* _Stated goal_
Extract only the first line of the listing and every line after it up to and including the one with "(12,8) rectangle (930,716);". Omit the pictures.

* _Data provided_
begin
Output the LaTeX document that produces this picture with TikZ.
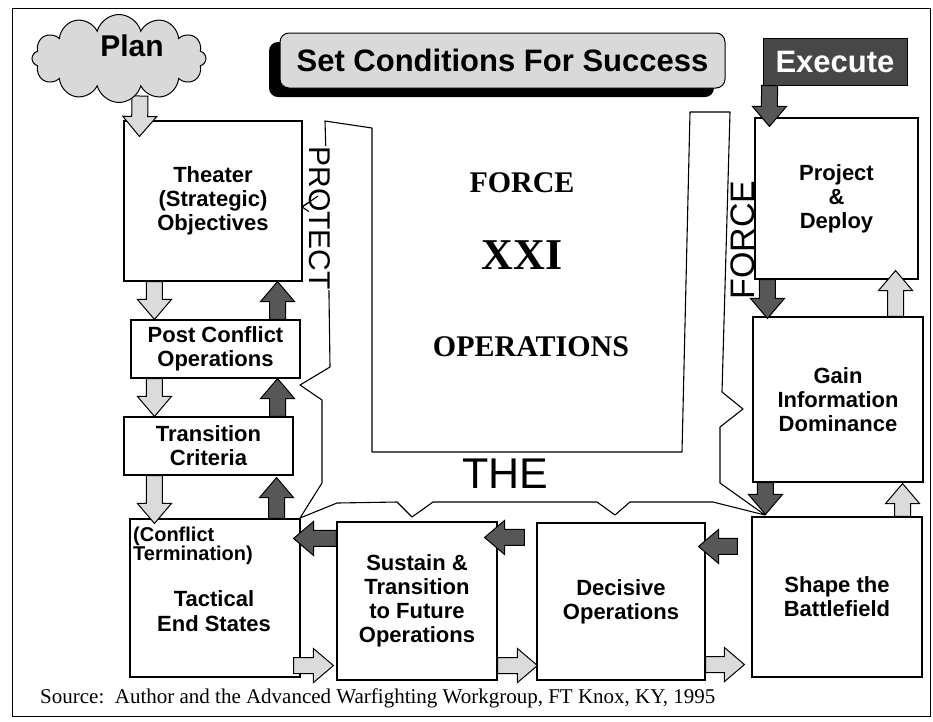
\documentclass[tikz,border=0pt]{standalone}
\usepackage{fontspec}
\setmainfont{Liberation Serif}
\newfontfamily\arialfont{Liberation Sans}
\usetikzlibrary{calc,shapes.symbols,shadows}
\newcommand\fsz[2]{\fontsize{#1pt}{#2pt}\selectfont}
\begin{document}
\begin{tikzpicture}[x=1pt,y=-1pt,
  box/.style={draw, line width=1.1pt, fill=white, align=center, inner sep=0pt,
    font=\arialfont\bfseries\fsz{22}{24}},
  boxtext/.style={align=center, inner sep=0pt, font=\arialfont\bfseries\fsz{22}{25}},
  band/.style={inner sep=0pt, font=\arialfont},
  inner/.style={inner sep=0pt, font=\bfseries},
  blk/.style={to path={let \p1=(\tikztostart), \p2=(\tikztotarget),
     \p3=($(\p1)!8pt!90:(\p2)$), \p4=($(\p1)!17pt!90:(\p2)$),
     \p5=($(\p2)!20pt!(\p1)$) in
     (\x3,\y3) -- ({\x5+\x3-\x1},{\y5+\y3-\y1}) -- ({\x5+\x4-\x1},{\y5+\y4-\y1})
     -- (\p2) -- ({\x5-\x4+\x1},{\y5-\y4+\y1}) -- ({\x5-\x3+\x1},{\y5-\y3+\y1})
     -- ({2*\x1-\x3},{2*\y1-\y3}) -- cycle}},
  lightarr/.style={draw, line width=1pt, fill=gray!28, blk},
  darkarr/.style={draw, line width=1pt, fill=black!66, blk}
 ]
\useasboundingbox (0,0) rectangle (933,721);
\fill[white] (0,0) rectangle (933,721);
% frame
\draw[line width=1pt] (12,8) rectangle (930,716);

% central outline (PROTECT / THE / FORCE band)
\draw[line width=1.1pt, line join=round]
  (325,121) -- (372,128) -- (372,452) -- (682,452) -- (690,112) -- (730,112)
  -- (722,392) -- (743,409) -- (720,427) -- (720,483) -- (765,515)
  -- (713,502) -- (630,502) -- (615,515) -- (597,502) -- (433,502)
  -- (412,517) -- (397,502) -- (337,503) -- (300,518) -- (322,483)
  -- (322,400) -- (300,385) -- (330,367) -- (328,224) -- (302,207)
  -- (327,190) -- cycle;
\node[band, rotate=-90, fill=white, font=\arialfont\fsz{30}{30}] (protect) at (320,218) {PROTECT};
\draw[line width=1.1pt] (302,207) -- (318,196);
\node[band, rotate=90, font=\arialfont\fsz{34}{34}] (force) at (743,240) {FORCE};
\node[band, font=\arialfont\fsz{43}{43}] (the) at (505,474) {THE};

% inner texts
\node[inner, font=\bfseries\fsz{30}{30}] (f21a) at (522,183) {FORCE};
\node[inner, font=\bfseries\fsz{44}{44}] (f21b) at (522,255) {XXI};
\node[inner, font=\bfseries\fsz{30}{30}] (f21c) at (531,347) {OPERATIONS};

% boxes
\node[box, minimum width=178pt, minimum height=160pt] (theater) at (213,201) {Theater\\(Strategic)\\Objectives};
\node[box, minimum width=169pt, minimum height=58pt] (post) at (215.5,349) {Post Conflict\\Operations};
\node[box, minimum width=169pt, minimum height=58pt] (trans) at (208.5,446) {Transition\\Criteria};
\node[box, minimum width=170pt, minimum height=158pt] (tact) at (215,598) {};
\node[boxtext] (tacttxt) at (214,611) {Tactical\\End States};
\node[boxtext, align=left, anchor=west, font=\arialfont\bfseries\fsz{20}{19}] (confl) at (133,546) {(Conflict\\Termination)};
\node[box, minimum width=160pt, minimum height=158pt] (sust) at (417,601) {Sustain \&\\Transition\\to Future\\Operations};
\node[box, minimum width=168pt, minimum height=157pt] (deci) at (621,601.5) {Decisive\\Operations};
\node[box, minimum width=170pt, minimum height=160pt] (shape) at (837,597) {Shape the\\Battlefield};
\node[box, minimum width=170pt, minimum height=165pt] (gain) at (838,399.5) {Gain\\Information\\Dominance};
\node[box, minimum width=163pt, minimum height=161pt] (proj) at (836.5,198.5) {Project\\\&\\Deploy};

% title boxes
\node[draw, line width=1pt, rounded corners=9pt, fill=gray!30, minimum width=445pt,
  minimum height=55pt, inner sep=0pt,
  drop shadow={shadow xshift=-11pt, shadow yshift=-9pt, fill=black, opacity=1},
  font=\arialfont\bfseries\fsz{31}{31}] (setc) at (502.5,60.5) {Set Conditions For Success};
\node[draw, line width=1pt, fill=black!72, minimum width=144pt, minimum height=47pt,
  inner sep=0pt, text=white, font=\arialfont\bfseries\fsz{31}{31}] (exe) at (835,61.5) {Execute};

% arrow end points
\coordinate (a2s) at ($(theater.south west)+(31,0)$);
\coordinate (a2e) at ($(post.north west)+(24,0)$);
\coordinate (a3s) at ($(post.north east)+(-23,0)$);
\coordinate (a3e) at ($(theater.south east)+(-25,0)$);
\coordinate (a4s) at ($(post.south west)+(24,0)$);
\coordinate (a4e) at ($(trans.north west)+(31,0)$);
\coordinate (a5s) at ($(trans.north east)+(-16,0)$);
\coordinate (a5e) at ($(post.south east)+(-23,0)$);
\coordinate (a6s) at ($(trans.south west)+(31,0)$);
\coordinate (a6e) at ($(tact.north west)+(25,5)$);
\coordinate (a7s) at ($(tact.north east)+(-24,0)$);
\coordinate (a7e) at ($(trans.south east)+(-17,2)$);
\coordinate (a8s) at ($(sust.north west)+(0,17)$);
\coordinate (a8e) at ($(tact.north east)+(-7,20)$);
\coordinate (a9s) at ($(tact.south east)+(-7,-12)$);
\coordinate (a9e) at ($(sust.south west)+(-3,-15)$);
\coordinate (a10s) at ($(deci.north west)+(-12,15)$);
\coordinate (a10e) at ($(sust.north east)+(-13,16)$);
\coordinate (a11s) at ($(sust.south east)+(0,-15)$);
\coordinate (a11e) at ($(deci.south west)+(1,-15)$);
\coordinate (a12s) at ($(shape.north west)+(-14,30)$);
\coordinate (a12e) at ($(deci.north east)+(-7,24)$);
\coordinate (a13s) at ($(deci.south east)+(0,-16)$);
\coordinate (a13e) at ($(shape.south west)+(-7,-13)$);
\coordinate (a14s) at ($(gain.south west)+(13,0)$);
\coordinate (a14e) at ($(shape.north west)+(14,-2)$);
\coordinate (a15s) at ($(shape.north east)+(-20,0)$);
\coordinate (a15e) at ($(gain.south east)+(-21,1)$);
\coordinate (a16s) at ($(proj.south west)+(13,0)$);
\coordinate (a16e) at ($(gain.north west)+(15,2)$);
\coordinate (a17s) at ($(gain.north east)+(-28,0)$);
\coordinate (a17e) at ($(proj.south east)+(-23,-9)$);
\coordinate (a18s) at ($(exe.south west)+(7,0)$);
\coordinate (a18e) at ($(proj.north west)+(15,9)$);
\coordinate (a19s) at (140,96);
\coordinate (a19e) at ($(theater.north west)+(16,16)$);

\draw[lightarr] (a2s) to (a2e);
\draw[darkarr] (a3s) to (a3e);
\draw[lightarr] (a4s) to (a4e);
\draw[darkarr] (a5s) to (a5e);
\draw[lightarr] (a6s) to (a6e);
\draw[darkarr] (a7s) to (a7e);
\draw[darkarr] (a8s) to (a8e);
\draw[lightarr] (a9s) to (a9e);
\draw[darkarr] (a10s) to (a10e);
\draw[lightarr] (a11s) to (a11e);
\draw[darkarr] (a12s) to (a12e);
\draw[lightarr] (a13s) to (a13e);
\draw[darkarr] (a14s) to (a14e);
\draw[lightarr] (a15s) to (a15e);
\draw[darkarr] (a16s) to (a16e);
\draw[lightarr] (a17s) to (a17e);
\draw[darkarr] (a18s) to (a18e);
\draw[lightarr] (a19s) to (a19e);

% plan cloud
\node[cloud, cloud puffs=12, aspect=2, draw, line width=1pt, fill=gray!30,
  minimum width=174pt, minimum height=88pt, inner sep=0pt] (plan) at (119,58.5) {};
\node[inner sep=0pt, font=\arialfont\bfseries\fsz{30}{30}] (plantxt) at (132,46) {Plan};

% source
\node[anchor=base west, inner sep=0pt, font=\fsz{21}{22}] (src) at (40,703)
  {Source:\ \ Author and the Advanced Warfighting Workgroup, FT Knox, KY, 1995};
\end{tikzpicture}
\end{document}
end
* _Exercise response_
Output the LaTeX document that produces this picture with TikZ.
\documentclass[tikz,border=0pt]{standalone}
\usepackage{fontspec}
\setmainfont{Liberation Serif}
\newfontfamily\arialfont{Liberation Sans}
\usetikzlibrary{calc,shapes.symbols,shadows}
\newcommand\fsz[2]{\fontsize{#1pt}{#2pt}\selectfont}
\begin{document}
\begin{tikzpicture}[x=1pt,y=-1pt,
  box/.style={draw, line width=1.1pt, fill=white, align=center, inner sep=0pt,
    font=\arialfont\bfseries\fsz{22}{24}},
  boxtext/.style={align=center, inner sep=0pt, font=\arialfont\bfseries\fsz{22}{25}},
  band/.style={inner sep=0pt, font=\arialfont},
  inner/.style={inner sep=0pt, font=\bfseries},
  blk/.style={to path={let \p1=(\tikztostart), \p2=(\tikztotarget),
     \p3=($(\p1)!8pt!90:(\p2)$), \p4=($(\p1)!17pt!90:(\p2)$),
     \p5=($(\p2)!20pt!(\p1)$) in
     (\x3,\y3) -- ({\x5+\x3-\x1},{\y5+\y3-\y1}) -- ({\x5+\x4-\x1},{\y5+\y4-\y1})
     -- (\p2) -- ({\x5-\x4+\x1},{\y5-\y4+\y1}) -- ({\x5-\x3+\x1},{\y5-\y3+\y1})
     -- ({2*\x1-\x3},{2*\y1-\y3}) -- cycle}},
  lightarr/.style={draw, line width=1pt, fill=gray!28, blk},
  darkarr/.style={draw, line width=1pt, fill=black!66, blk}
 ]
\useasboundingbox (0,0) rectangle (933,721);
\fill[white] (0,0) rectangle (933,721);
% frame
\draw[line width=1pt] (12,8) rectangle (930,716);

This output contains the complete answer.